Grades K–2, Operations and Algebraic Thinking
Very young children have a natural curiosity to count and keep track of objects in their world. As children mature, they deepen their understanding of number relationships and grow in sophistication of strategies used to solve addition and subtraction situations. Algebraic Thinking becomes most evident as students begin to apply the additive properties of arithmetic (commutative and associative) and explain how these properties support solution strategies for addition and subtraction.
What interactions need to happen in order to support student development of these critical ideas?
- What mathematical experiences do students need to have in order to surface relationships among numbers and connections among operations?
It is these questions that teachers need to consider as they intentionally plan lessons to develop algebraic thinking in students grades K–2.
This module explores two domains of the Common Core State Standards for Mathematics (CCSSM), “Counting and Cardinality” and “Operations and Algebraic Thinking” that work together to develop algebraic thinking in students K–2. As participants engage in this module, they: (1) study focus standards from each domain that are significant in the development of number and operation sense for young students; (2) deepen understanding about the 12 story problem situations that develop meaning for addition and subtraction; (3) make sense of developmental milestones in students’ learning of counting and apply that knowledge to Level 1 counting strategies and extend that understanding to Level 2 and Level 3 strategies.
Throughout the module participants are challenged to consider different modes of representations used to model situations as well as engage in discussions focusing on five Standards for Mathematical Practice: (MP1) Make sense of problems and persevere in solving them, (MP2) Reason abstractly and quantitatively, (MP4) Model with mathematics, (MP5) Use tools strategically, and (MP8) Look for and express regularity in repeated reasoning.
- Become familiar with all word problem types, and become fluent with identifying, posing, and knowing when to use all problem types.
- Become familiar with developmental levels (Level 1, Level 2, and Level 3) for solving single-digit addition and subtraction problems and how each level is critical as students move toward computational fluency.
- Understand the role of representation in student learning, and expand the repertoire of and fluency with using representations.
Grades K–2, Number and Operations in Base Ten with Connections to Operations and Algebraic Thinking
In this module, participants will study the development of place value as it is outlined in domain Number and Operations in Base Ten, K–2. The study will begin with the Kindergarten domains of Counting and Cardinality (Standards K.CC.4, K.CC.5), Operations and Algebraic Thinking (Standards K.OA.3, K.OA.4), and Number and Operations in Base Ten (Standard K.NBT.1). The module will provide participants with experiences based on focus standards at each grade level K–2 that allow children to develop a firm foundation in their understanding of the base ten system. Understanding place value and the base-ten system is a complex task. For very young children the ideas start with their understanding of counting by ones, then grows to include grouping or unitizing numbers to ten and then eventually students will be able to apply their number knowledge to decompose and recompose numbers in order to make sense of addition and subtraction strategies.

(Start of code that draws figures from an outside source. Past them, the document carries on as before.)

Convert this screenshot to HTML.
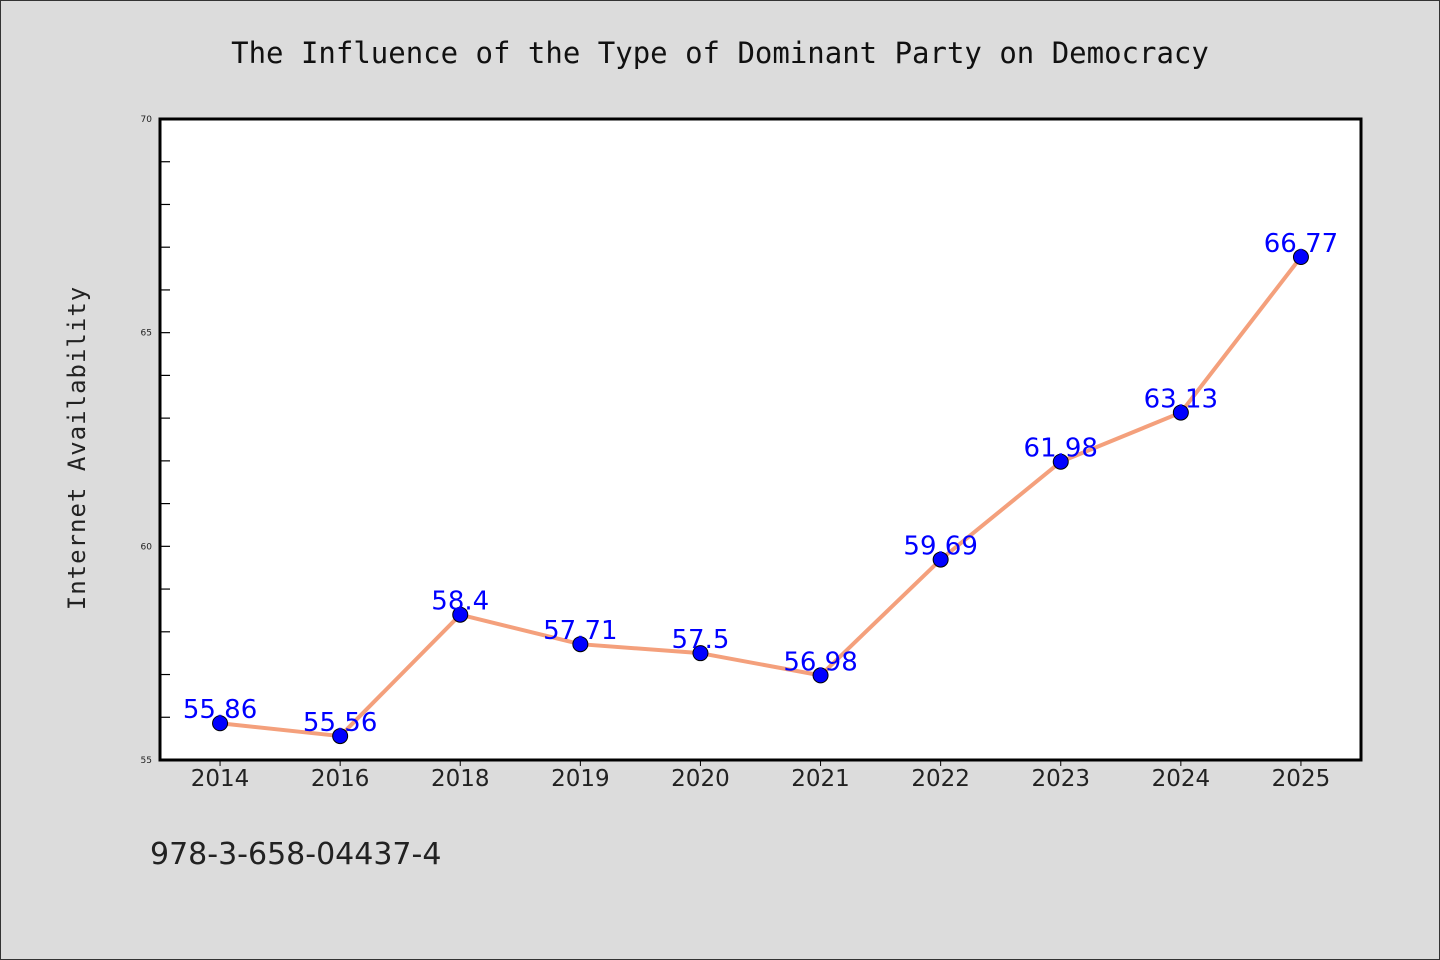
<!DOCTYPE html>
<html><head><meta charset="utf-8"><style>
html,body{margin:0;padding:0;background:#dcdcdc;}
svg{display:block;}
text{font-family:"DejaVu Sans","Liberation Sans",sans-serif;}
</style></head><body>
<svg id="chart" width="1440" height="960">
<rect x="0.5" y="0.5" width="1439" height="959" fill="#dcdcdc" stroke="#333"/>
<text x="720" y="63" text-anchor="middle" font-size="29" font-family="DejaVu Sans Mono,Liberation Mono,monospace" style="font-family:'DejaVu Sans Mono','Liberation Mono',monospace" fill="#111">The Influence of the Type of Dominant Party on Democracy</text>
<rect x="160" y="119" width="1201" height="641" fill="#fff"/>
<g id="yticks"></g><g id="xticks"></g>
<rect x="160" y="119" width="1201" height="641" fill="none" stroke="#000" stroke-width="3"/>
<g id="series"></g>
<text transform="translate(85,448) rotate(-90)" text-anchor="middle" font-size="24" style="font-family:'DejaVu Sans Mono','Liberation Mono',monospace;letter-spacing:1px" fill="#222">Internet Availability</text>
<text x="150" y="864" font-size="30" fill="#222">978-3-658-04437-4</text>
</svg>
<script>
const categories=["2014","2016","2018","2019","2020","2021","2022","2023","2024","2025"];
const values=[55.86,55.56,58.4,57.71,57.5,56.98,59.69,61.98,63.13,66.77];
const yTickLabels=[55,60,65,70];
const NS="http://www.w3.org/2000/svg";
const x0=160,x1=1361,yTop=119,yBot=760,yMin=55,yMax=70;
const band=(x1-x0)/categories.length;
function xs(i){return x0+band*(i+0.5);}
function ys(v){return yBot-(v-yMin)/(yMax-yMin)*(yBot-yTop);}
function mk(t,a,p){const e=document.createElementNS(NS,t);for(const k in a)e.setAttribute(k,a[k]);p.appendChild(e);return e;}
const yt=document.getElementById('yticks');
for(let v=yMin+1;v<yMax;v++){
 const l=mk('line',{x1:x0,x2:x0+10,y1:ys(v),y2:ys(v),stroke:'#000','stroke-width':1.2},yt);
 
 
}
yTickLabels.forEach(v=>{
 const t=mk('text',{x:x0-8,y:ys(v)+3,'text-anchor':'end','font-size':9,fill:'#222'},yt);
 t.textContent=v;
 
 
});
const xt=document.getElementById('xticks');
categories.forEach((c,i)=>{
 const l=mk('line',{x1:xs(i),x2:xs(i),y1:yBot,y2:yBot+6,stroke:'#000','stroke-width':1},xt);
 
 
 const t=mk('text',{x:xs(i),y:yBot+26,'text-anchor':'middle','font-size':23,fill:'#222'},xt);
 t.textContent=c;
 
 
});
const sg=document.getElementById('series');
const pts=values.map((v,i)=>xs(i)+','+ys(v)).join(' ');
const pl=mk('polyline',{points:pts,fill:'none',stroke:'#f4a07c','stroke-width':4,'stroke-linejoin':'round'},sg);


values.forEach((v,i)=>{
 const c=mk('circle',{cx:xs(i),cy:ys(v),r:7.5,fill:'#0000ff',stroke:'#000','stroke-width':1},sg);
 
 
});
values.forEach((v,i)=>{
 const t=mk('text',{x:xs(i),y:ys(v)-5,'text-anchor':'middle','font-size':26,fill:'#0000ff'},sg);
 t.textContent=String(v);
 
 
});
</script>
</body></html>
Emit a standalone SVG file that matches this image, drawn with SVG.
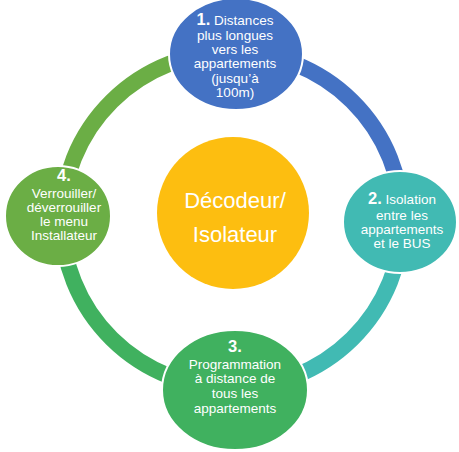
<svg xmlns="http://www.w3.org/2000/svg" width="459" height="452" viewBox="0 0 459 452">
<style>
.ring{fill:none;stroke-width:16}
.node{stroke:#fff;stroke-width:2}
text{font-family:"Liberation Sans",Arial,sans-serif;fill:#fff;text-anchor:middle}
.t{font-size:13.5px}
.n{font-size:16.5px;font-weight:bold}
.c{font-size:22px}
</style>
<rect width="459" height="452" fill="#fff"/>
<g id="connectors">
<path class="ring" stroke="#6BAE45" d="M62,220 A170,168 0 0 1 232,52"/>
<path class="ring" stroke="#4472C4" d="M232,52 A170,168 0 0 1 402,220"/>
<path class="ring" stroke="#41BAB3" d="M402,220 A170,168 0 0 1 232,388"/>
<path class="ring" stroke="#40B15F" d="M232,388 A170,168 0 0 1 62,220"/>
</g>
<g id="center">
<circle cx="233" cy="213" r="76" fill="#FDBE10"/>
<text class="c" x="235" y="208">Décodeur/</text>
<text class="c" x="235" y="242">Isolateur</text>
</g>
<g id="node1">
<ellipse class="node" cx="236" cy="54" rx="67" ry="56" fill="#4472C4"/>
<text class="t" x="235" y="25"><tspan class="n">1.</tspan> Distances</text>
<text class="t" x="235" y="40">plus longues</text>
<text class="t" x="235" y="54">vers les</text>
<text class="t" x="235" y="68">appartements</text>
<text class="t" x="235" y="83">(jusqu’à</text>
<text class="t" x="235" y="97">100m)</text>
</g>
<g id="node2">
<ellipse class="node" cx="400" cy="222" rx="57" ry="51" fill="#41BAB3"/>
<text class="t" x="402" y="204"><tspan class="n">2.</tspan> Isolation</text>
<text class="t" x="402" y="220">entre les</text>
<text class="t" x="402" y="234">appartements</text>
<text class="t" x="402" y="248">et le BUS</text>
</g>
<g id="node3">
<ellipse class="node" cx="235" cy="390" rx="73" ry="60" fill="#40B15F"/>
<text class="n" x="235" y="352">3.</text>
<text class="t" x="235" y="369">Programmation</text>
<text class="t" x="235" y="383">à distance de</text>
<text class="t" x="235" y="398">tous les</text>
<text class="t" x="235" y="413">appartements</text>
</g>
<g id="node4">
<ellipse class="node" cx="58" cy="216" rx="53" ry="50" fill="#6BAE45"/>
<text class="n" x="64" y="181">4.</text>
<text class="t" x="64" y="198">Verrouiller/</text>
<text class="t" x="64" y="212">déverrouiller</text>
<text class="t" x="64" y="226">le menu</text>
<text class="t" x="64" y="240">Installateur</text>
</g>
</svg>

What are the experiences students need to have in order to develop a solid foundation in base ten concepts? What instructional practices must teachers understand in order to support the developmental milestones of this thinking and help children “make sense” and “make connections” among all of the mathematical experiences K–2? In order to provide participants with a full perspective of the Number and Operations in Base Ten domain, participants will follow the progression of the standards related addition and subtraction within both Operations and Algebraic Thinking and Number and Operations in Base Ten up to the fluency capstone (4.NBT.4).
Work in the Number Operations in Base Ten domain is closely knit with work in the Operations and Algebraic Thinking domain, specifically connections/work with the Addition and Subtraction Situations (K.OA.2, 1.OA.1 and 2.OA.1). Children’s understanding of place value is foundational for the computation they are expected to do for each grade level. Both the NBT domain and the OA domain focus on properties of the operations and the use of and importance of representations and models, so the cross-referencing between these domains will provide a comprehensive, coherent development of addition and subtraction and the relationship between the two operations. The goal is to develop understanding of specific and generalized strategies for addition and subtraction based on place value, properties of the operations, and the Addition and Subtraction Situations, including contexts as developed in the Measurement and Data domain (2.MD.5). Specific references to the MD domain will help teachers see both the focus and coherence across the grades regarding these related foundational topics. There will be an in-depth study of subtraction strategies with connections to problem situations. Explicit connections will be make the Standards for Mathematical Practice, in particular MP2 Reason abstractly and quantitatively, MP4 Model with mathematics, MP5 Use appropriate tools strategically, MP6 Attend to precision and MP7 Look for and make use of structure.
- Deepen understanding of the structure of the base-ten number system based on the powers of ten (groups of ten as single entities or units).
- Develop understanding that the position of digits within a number determines the specific group of tens it represents and that the groupings of ones, tens and hundreds can be decomposed and recomposed in different but equivalent ways
- Become familiar with base ten strategies for addition and subtraction and understand the properties of operations that support the development of generalized algorithms.
- Understand how to use place value ideas meaningfully when engaged in a variety of problem solving activities.